Sorry by mistake for below mail, I have not kept hackers in loop.

 

From: Amit Kapila [mailto:amit.kap...@huawei.com] 
Sent: Tuesday, July 10, 2012 12:07 PM
To: 'Gurjeet Singh'
Subject: RE: [HACKERS] Allow replacement of bloated primary key indexes
without foreign key rebuilds

 

From: pgsql-hackers-ow...@postgresql.org
[mailto:pgsql-hackers-ow...@postgresql.org] On Behalf Of Gurjeet Singh
Sent: Saturday, July 07, 2012 9:23 AM

> Today I learnt [1,2,3] that the feature ALTER TABLE .. ADD CONSTRAINT ...
USING INDEX we added back in the day is not so useful in the field. 

> Having to drop foreign key constraints before this command, and recreate
them afterwards makes this command useless to most database setups. I feel
sorry 

> that no one brought this up when we were implementing the feature; maybe
we could've done something about it right then.

 

Will it impact user such that it will block its operation or something
similar or it is a usability issue?



> All we need to do is allow swapping of pg_class.relfilenode of two
indexes. This will let the dependency entries stand as they are and allow us
to drop the 

> bloated primary key index structure without having to rebuild the foreign
key constraints.

 

I have noticed is that currently Oid and pg_class.relfilenode are same for
user created tables and indexes. But after your implementation that will not
remain same, I am not sure whether it can impact any other path of code. 

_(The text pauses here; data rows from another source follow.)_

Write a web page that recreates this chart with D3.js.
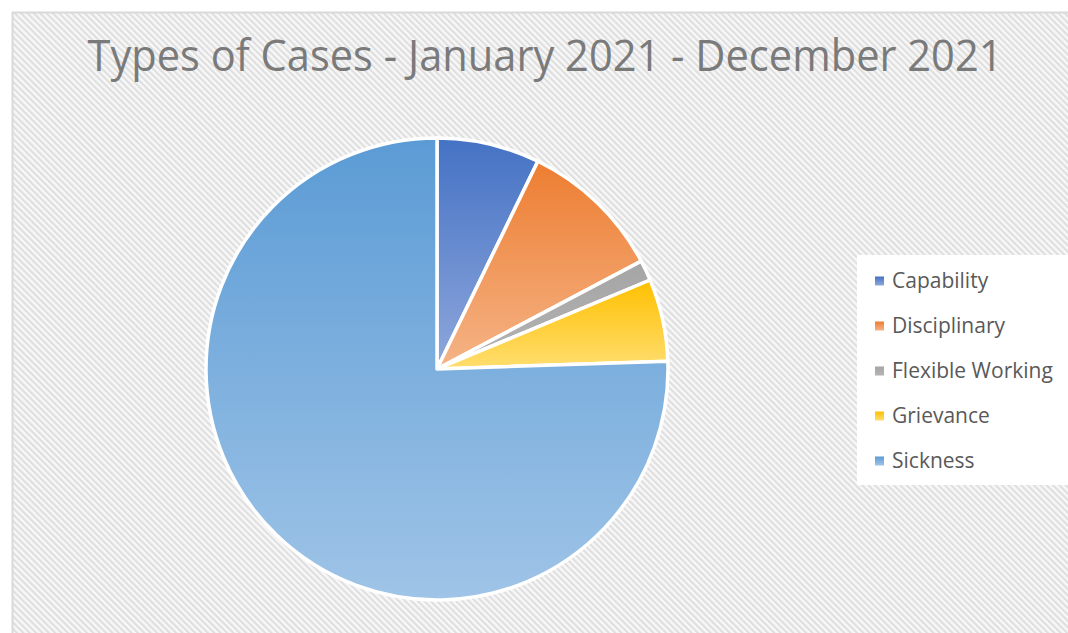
<!DOCTYPE html>
<html>
<head>
<meta charset="utf-8">
<script src="https://cdn.jsdelivr.net/npm/d3@7.9.0/dist/d3.min.js"></script>
<style>
  html, body { margin: 0; padding: 0; background: #fff; }
  svg { display: block; font-family: "Open Sans", "Noto Sans", sans-serif; }
</style>
</head>
<body>
<svg width="1068" height="633"></svg>
<script>
// data (case counts)
const categories = ["Capability", "Disciplinary", "Flexible Working", "Grievance", "Sickness"];
const cases = [10, 14, 2, 8, 105];
const title = "Types of Cases - January 2021 - December 2021";

// gradient colours, top -> bottom
const topColors = ["#4472C4", "#ED7D31", "#A5A5A5", "#FFC000", "#5B9BD5"];
const bottomColors = ["#8FA7DC", "#F5B487", "#B4B4B4", "#FFDE70", "#9FC4E7"];

const svg = d3.select("svg");
const defs = svg.append("defs");

// diagonal hatch background
const hatch = defs.append("pattern")
    .attr("id", "hatch")
    .attr("patternUnits", "userSpaceOnUse")
    .attr("width", 4.5)
    .attr("height", 4.5)
    .attr("patternTransform", "rotate(-45)");
hatch.append("rect").attr("width", 4.5).attr("height", 4.5).attr("fill", "#f7f7f7");
hatch.append("rect").attr("width", 2).attr("height", 4.5).attr("fill", "#dedede");

categories.forEach((c, i) => {
    const g = defs.append("linearGradient")
        .attr("id", "grad" + i)
        .attr("x1", 0).attr("y1", 0).attr("x2", 0).attr("y2", 1);
    g.append("stop").attr("offset", "0%").attr("stop-color", topColors[i]);
    g.append("stop").attr("offset", "100%").attr("stop-color", bottomColors[i]);
});

// chart area
svg.append("rect")
    .attr("x", 12.5).attr("y", 12.5)
    .attr("width", 1080).attr("height", 640)
    .attr("fill", "url(#hatch)")
    .attr("stroke", "#d9d9d9")
    .attr("stroke-width", 2);

svg.append("text")
    .attr("x", 545)
    .attr("y", 71)
    .attr("text-anchor", "middle")
    .attr("fill", "#7a7a7a")
    .attr("font-size", 44)
    .attr("textLength", 915)
    .attr("lengthAdjust", "spacingAndGlyphs")
    .text(title);

// pie
const cx = 437, cy = 369, radius = 231;
const pie = d3.pie().sort(null).value(d => d)(cases);
const arc = d3.arc().innerRadius(0).outerRadius(radius);

svg.append("g")
    .attr("transform", `translate(${cx},${cy})`)
    .selectAll("path")
    .data(pie)
    .join("path")
    .attr("d", arc)
    .attr("fill", (d, i) => `url(#grad${i})`)
    .attr("stroke", "#fff")
    .attr("stroke-width", 3.5)
    .attr("stroke-linejoin", "round");

// legend
const legend = svg.append("g");
legend.append("rect")
    .attr("x", 857).attr("y", 255)
    .attr("width", 220).attr("height", 230)
    .attr("fill", "#fff");

const y = d3.scalePoint().domain(categories).range([281, 461]);

const items = legend.selectAll("g.item")
    .data(categories)
    .join("g")
    .attr("class", "item")
    .attr("transform", d => `translate(0,${y(d)})`);

items.append("rect")
    .attr("x", 875).attr("y", -4.5)
    .attr("width", 9).attr("height", 9)
    .attr("fill", (d, i) => `url(#grad${i})`);

items.append("text")
    .attr("x", 892)
    .attr("dy", "0.35em")
    .attr("fill", "#595959")
    .attr("font-size", 21)
    .text(d => d);
</script>
</body>
</html>
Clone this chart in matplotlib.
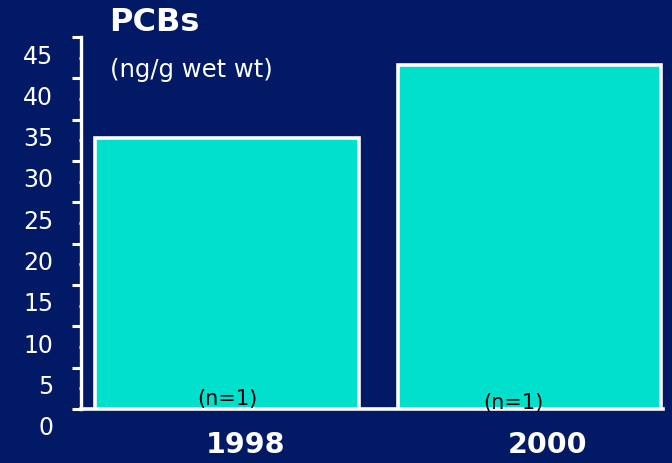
import matplotlib
matplotlib.use('Agg')
import numpy as np
import matplotlib.pyplot as plt
from matplotlib.transforms import ScaledTranslation

years = ['1998', '2000']
pcbs = [32.8, 41.6]
n_labels = ['(n=1)', '(n=1)']

bg = '#021a66'
bar_col = '#00e0cc'

plt.rcParams['font.family'] = ['DejaVu Sans']

fig = plt.figure(figsize=(6.72, 4.64), dpi=100, facecolor=bg)
ax = fig.add_axes([0.1205, 0.1164, 0.866, 0.8017], facecolor=bg)

x = np.arange(len(years))
ax.bar(x, pcbs, width=0.87, color=bar_col, edgecolor='white', linewidth=2.6, zorder=3)

ax.set_xlim(-0.482, 1.44)
ax.set_ylim(0, 45)

for s in ['top', 'right']:
    ax.spines[s].set_visible(False)
ax.spines['left'].set_color('white')
ax.spines['left'].set_linewidth(2.4)
ax.spines['bottom'].set_color('white')
ax.spines['bottom'].set_linewidth(2.6)

ax.set_yticks(np.arange(0, 46, 5))
ax.set_yticks(np.arange(2.5, 45, 5), minor=True)
ax.tick_params(axis='y', which='major', length=6.5, width=2.2, color='white',
               labelcolor='white', labelsize=17, pad=13.5)
ax.tick_params(axis='y', which='minor', length=1.5, width=2, color='white')
off = ScaledTranslation(0, -16 / 100, fig.dpi_scale_trans)
for lab in ax.get_yticklabels():
    lab.set_transform(lab.get_transform() + off)

ax.set_xticks([])

# year labels, set a little right of bar centre
for xi, yr in zip(x, years):
    ax.text(xi + 0.06, -0.095, yr, transform=ax.get_xaxis_transform(),
            ha='center', va='center', color='white', fontsize=20.5, fontweight='bold')

# sample size labels
n_dx = [0.0, -0.055]
n_y = [1.35, 0.85]
for xi, lab, dx, yy in zip(x, n_labels, n_dx, n_y):
    ax.text(xi + dx, yy, lab, ha='center', va='center', color='black', fontsize=15, zorder=4)

fig.text(0.163, 0.951, 'PCBs', color='white', fontsize=23, fontweight='bold',
         ha='left', va='center')
fig.text(0.163, 0.849, '(ng/g wet wt)', color='white', fontsize=17.5,
         ha='left', va='center')

fig.savefig('out.png', dpi=100, facecolor=bg)
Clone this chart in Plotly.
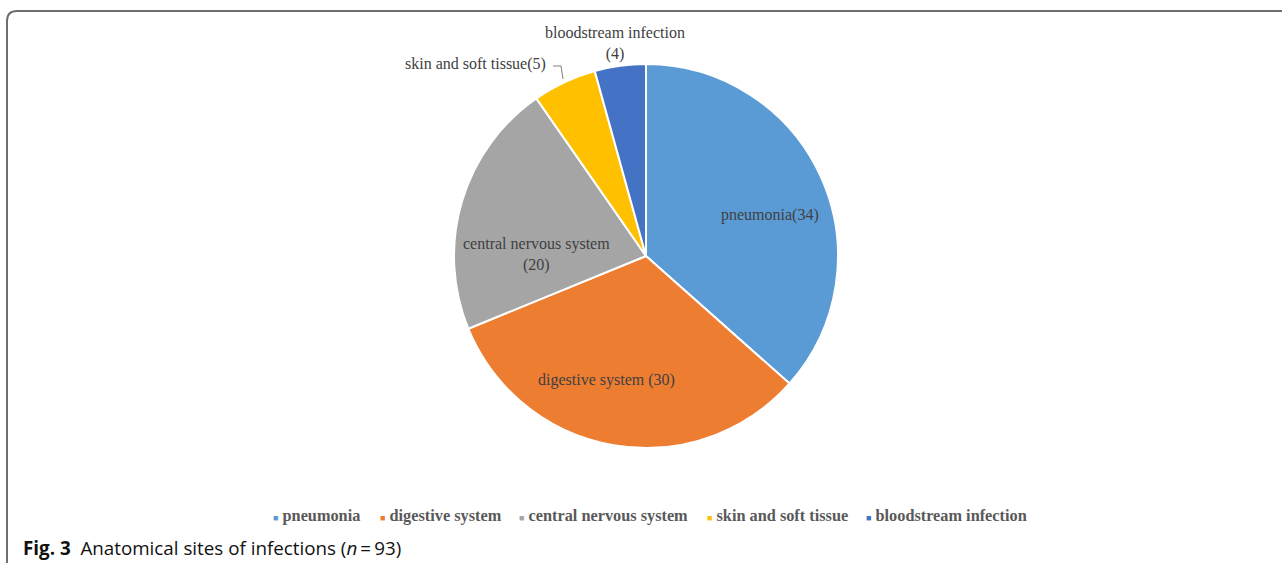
import plotly.graph_objects as go

W, H = 1282, 563

categories = ["pneumonia", "digestive system", "central nervous system",
              "skin and soft tissue", "bloodstream infection"]
counts = [34, 30, 20, 5, 4]
slice_labels = ["pneumonia(34)", "digestive system (30)", "central nervous system<br>(20)",
                "skin and soft tissue(5)", "bloodstream infection<br>(4)"]
colors = ["#5B9BD5", "#ED7D31", "#A5A5A5", "#FFC000", "#4472C4"]

# label anchor positions in pixels (text placement only)
label_pos = [(770, 215, "center"), (606, 380, "center"), (536, 254, "center"),
             (548, 64, "right"), (615, 43, "center")]
# legend item left edges in pixels
legend_x = [271, 378, 517, 705, 864]


def px(x):
    return x / W


def py(y):
    return 1 - y / H


fig = go.Figure()
fig.add_trace(go.Pie(
    labels=categories,
    values=counts,
    sort=False,
    direction="clockwise",
    rotation=0,
    marker=dict(colors=colors, line=dict(color="white", width=2)),
    textinfo="none",
    domain=dict(x=[px(454), px(838)], y=[py(448.5), py(63.5)]),
    showlegend=False,
))

annotations = []
for txt, (x, y, anc) in zip(slice_labels, label_pos):
    annotations.append(dict(
        x=px(x), y=py(y), xref="paper", yref="paper", text=txt, showarrow=False,
        xanchor=anc, yanchor="middle", align="center",
        font=dict(family="Liberation Serif", size=16, color="#404040"),
    ))

# legend drawn as text items
for cat, col, lx in zip(categories, colors, legend_x):
    annotations.append(dict(
        x=px(lx), y=py(515), xref="paper", yref="paper", showarrow=False,
        xanchor="left", yanchor="middle", align="left",
        text=f'<span style="color:{col};font-size:9px">\u25A0</span> <b>{cat}</b>',
        font=dict(family="Liberation Serif", size=16.3, color="#595959"),
    ))

annotations.append(dict(
    x=px(21), y=py(548), xref="paper", yref="paper", showarrow=False,
    xanchor="left", yanchor="middle", align="left",
    text="<b>Fig. 3</b>  Anatomical sites of infections (<i>n</i>\u2009=\u200993)",
    font=dict(family="Open Sans", size=18.8, color="#111111"),
))

shapes = [
    # frame
    dict(type="path", xref="paper", yref="paper",
         path=(f"M {px(7)},{py(563)} L {px(7)},{py(21)} "
               f"Q {px(7)},{py(11)} {px(17)},{py(11)} L {px(1282)},{py(11)}"),
         line=dict(color="#6e6e6e", width=2)),
    # leader line for small slice label
    dict(type="path", xref="paper", yref="paper",
         path=f"M {px(553)},{py(66)} L {px(561)},{py(66)} L {px(563)},{py(79)}",
         line=dict(color="#808080", width=1)),
]

fig.update_layout(
    width=W, height=H,
    margin=dict(l=0, r=0, t=0, b=0),
    paper_bgcolor="white", plot_bgcolor="white",
    annotations=annotations,
    shapes=shapes,
    showlegend=False,
)

fig.write_html("out.html")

>As for the syntactical sugar, this can be added to either ALTER TABLE or to
ALTER INDEX. Although under no normal circumstances one would need to use
>ALTER INDEX to swap two indexes' relfilenode (because one can easily create
a duplicate index and drop/rename-in-place the old one), I think it would
make > more sense here since it is just an operation on two indexes and has
nothing to do with the constraints, apart from the fact that we want to use
this feature to 

> meddle with the constraints.

> Syntax options:

> ALTER TABLE tbl REPLACE [CONSTRAINT constr] {PRIMARY KEY | UNIQUE} USING
INDEX new_index;

> ALTER INDEX ind REPLACE WITH new_index;

After this new syntax there will be 2 ways for users to do the replacement
of index, won't it confuse users for which syntax to use?